Czerwone Gitary na Woodstocku jako… króliki
– Opolanie znają tę wystawę, ponieważ prezentowaliśmy ją w kwietniu ubiegłego roku przed ratuszem – wyjaśnia Paweł Panic. – Są to plansze komiksowe autorstwa Markusa „Mawila” Witzela, niemieckiego twórcy komiksowego prezentujące alternatywną historię Czerwonych Gitar. Co by było, gdyby Czerwone Gitary miały podobny życiorys do zespołu The Beatles?

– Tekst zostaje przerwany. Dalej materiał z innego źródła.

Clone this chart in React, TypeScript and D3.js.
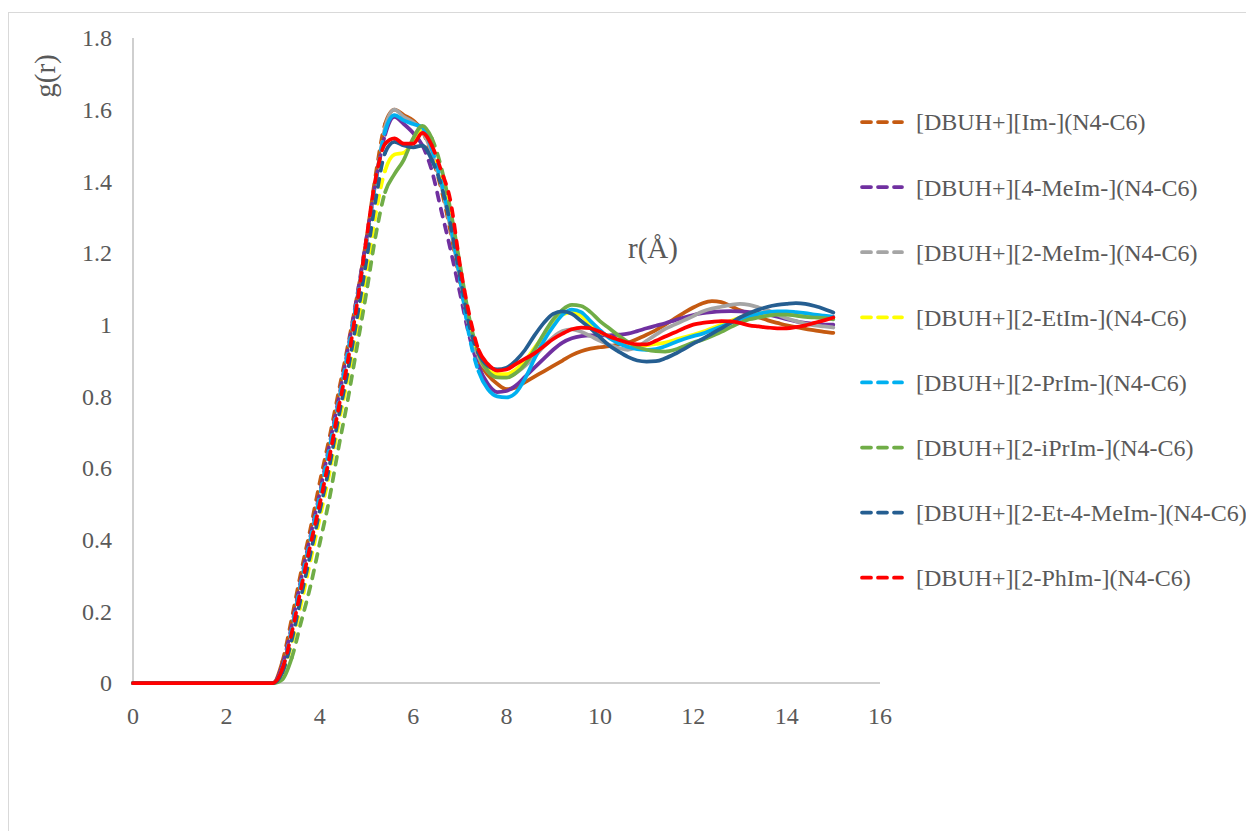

Oczywiście nie można postrzegać tego jako biografii, członkowie zespołu są przedstawieni jako króliki, zdarzają im się różne perypetie, można też odnaleźć analogie do zespołu The Beatles – wyjaśnia Panic.
Na decyzję, by zaprezentować akurat tę wystawę w Woodstock, wpłynęło kilka czynników. Jak twierdzi Panic, jest jedną z najciekawszych, poza tym liczyły się też jej... rozmiary. – To nie jest duża wystawa, więc nie musieliśmy męczyć się z transportem, jest na tyle krótka, że ktoś, kto przechodzi, w ciągu kilku minut może zapoznać się z tym komiksem. Na Woodstock przyjeżdża tyle osób, że jeśli nawet ekspozycję zobaczy znikomy procent, to i tak będzie to więcej widzów niż w Opolu – podkreśla Panic.
Wystawa na Przystanku Woodstock potrwa do niedzieli.